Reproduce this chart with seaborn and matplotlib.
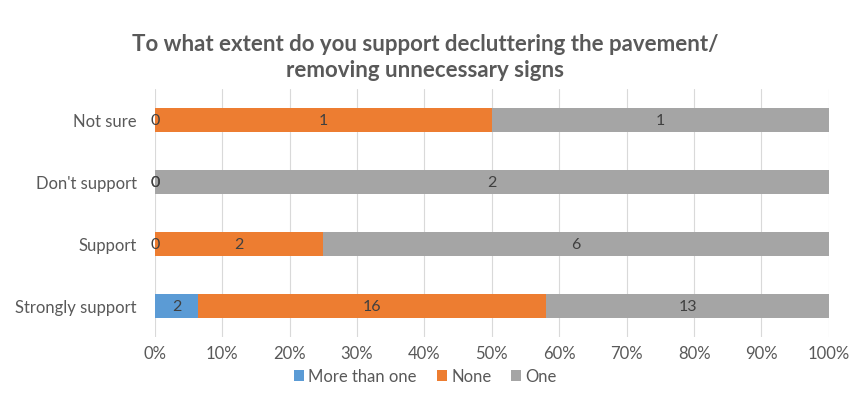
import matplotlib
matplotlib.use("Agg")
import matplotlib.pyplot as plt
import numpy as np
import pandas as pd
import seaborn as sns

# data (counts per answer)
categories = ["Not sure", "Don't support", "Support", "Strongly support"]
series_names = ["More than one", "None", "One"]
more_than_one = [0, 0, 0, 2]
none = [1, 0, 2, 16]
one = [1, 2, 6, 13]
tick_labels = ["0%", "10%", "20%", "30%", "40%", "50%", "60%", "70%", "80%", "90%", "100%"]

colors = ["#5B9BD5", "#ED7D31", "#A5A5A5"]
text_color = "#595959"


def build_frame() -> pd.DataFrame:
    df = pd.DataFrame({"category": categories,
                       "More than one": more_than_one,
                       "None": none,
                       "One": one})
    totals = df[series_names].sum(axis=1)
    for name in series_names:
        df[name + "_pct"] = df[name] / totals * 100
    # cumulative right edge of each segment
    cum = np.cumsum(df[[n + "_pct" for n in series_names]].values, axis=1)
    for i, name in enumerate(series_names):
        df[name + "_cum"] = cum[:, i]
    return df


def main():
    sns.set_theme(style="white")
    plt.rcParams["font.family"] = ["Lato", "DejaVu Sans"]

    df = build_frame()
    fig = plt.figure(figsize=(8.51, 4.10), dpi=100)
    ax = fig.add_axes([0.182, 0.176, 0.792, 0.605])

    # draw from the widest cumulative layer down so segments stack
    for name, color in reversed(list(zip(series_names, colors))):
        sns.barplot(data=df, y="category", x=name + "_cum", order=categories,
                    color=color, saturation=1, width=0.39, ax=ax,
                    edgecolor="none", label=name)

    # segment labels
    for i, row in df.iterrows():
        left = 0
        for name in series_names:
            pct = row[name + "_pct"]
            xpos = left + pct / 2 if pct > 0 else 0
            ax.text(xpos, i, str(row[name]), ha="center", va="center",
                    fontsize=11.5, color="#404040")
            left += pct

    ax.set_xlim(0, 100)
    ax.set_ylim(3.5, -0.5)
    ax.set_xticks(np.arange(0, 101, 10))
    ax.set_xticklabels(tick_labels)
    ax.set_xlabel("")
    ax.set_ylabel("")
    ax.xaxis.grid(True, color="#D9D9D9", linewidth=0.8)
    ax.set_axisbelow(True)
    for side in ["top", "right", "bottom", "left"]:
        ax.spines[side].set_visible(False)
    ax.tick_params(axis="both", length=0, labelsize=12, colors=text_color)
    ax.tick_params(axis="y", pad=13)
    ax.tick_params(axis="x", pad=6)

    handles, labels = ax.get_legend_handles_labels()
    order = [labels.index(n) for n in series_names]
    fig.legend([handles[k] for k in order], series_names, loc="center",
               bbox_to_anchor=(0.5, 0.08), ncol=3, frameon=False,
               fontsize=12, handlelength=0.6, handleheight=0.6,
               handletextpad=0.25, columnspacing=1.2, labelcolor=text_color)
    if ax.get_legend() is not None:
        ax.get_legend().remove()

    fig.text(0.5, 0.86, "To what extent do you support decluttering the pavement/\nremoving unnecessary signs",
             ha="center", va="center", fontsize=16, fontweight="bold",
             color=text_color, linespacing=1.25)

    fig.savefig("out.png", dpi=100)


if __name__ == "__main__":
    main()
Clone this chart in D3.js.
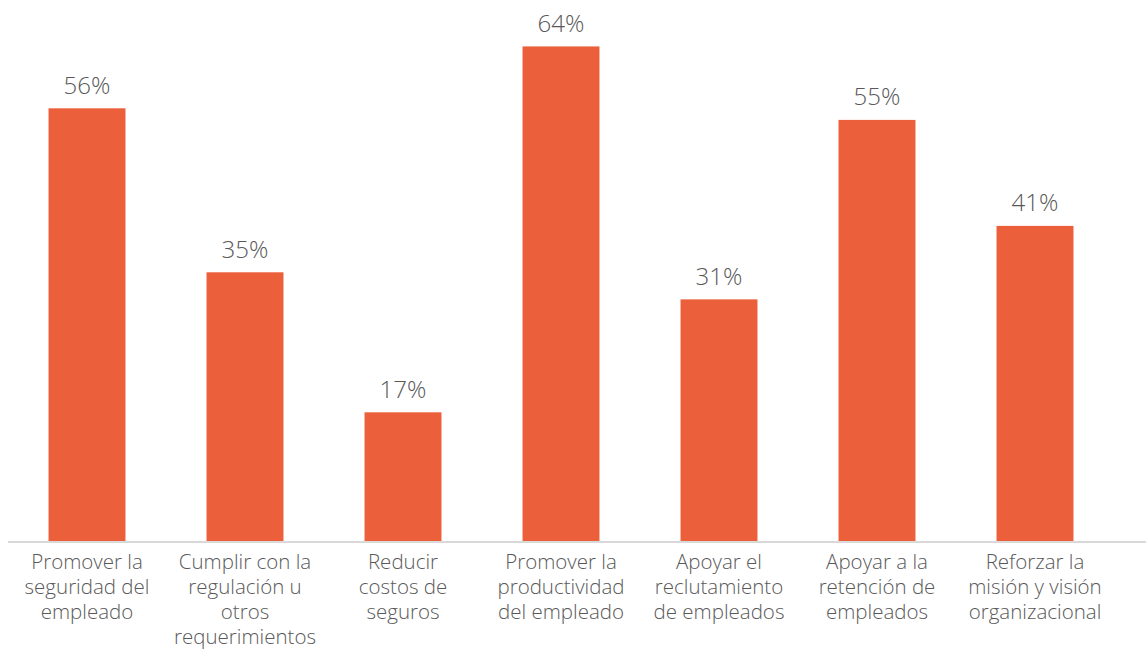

_EXERCISE DETAILS_. All lines above containing the string "matplotlib" are to be collected.

_THE RESULT_.
Reproduce this chart with seaborn and matplotlib.
import matplotlib
matplotlib.use("Agg")
import matplotlib.pyplot as plt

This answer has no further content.